Agata Kabała-Dzik, Anna Rzepecka-Stojko, Robert Kubina, Marcello Iriti, Robert D Wojtyczka, Ewa Buszman, Jerzy Stojko


Breast cancer is one of the most common causes of mortality in women. Flavonoids, among other compounds, are bioactive constituents of propolis. In this comparative study, we investigated the effects of flavonoids apigenin (API), genistein (GEN), hesperidin (HES), naringin (NAR) and quercetin (QUE) on the proliferation, apoptosis, and cell cycle of two different human cancer cells - MDA-MB-231, estrogen-negative, and MCF-7, estrogen-positive receptor breast carcinoma cells. Many cytotoxic reports of flavonoids were performed by MTT assay.
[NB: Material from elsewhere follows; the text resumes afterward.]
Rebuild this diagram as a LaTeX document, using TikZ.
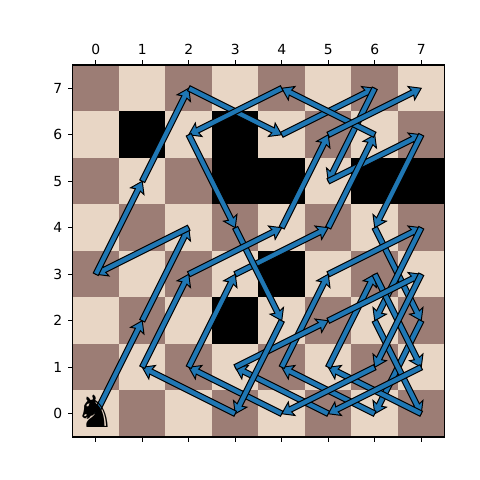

However, it’s reported that MTT is reduced in metabolically active cells and yields an insoluble purple formazan, which indicates that obtained cytotoxic results of flavonoids could be inconsistent. Cell viability was measured by NR, neutral red assay, while the percentage of apoptotic cells and cell cycle arrest were determined by flow cytometry and Muse cell cycle assay, respectively. The results showed a high dose-dependent effect in cell viability tests. IC50 values were as follows (MCF-7/MDA-MB-231, for 48 h, in µM): 9.39/50.83 for HES, 25.19/88.17 for API, 40.26/333.51 for NAR, 49.49/47.50 for GEN and 95.12/130.10 for QUE. Flavonoid-induced apoptosis was dose- and time-dependent, for both cancer cell lines, though flavonoids were more active on MCF-7 cells. The flavonoids also induced cell cycle arrest in cancer cells.


Flavonoids; Propolis; Breast cancer.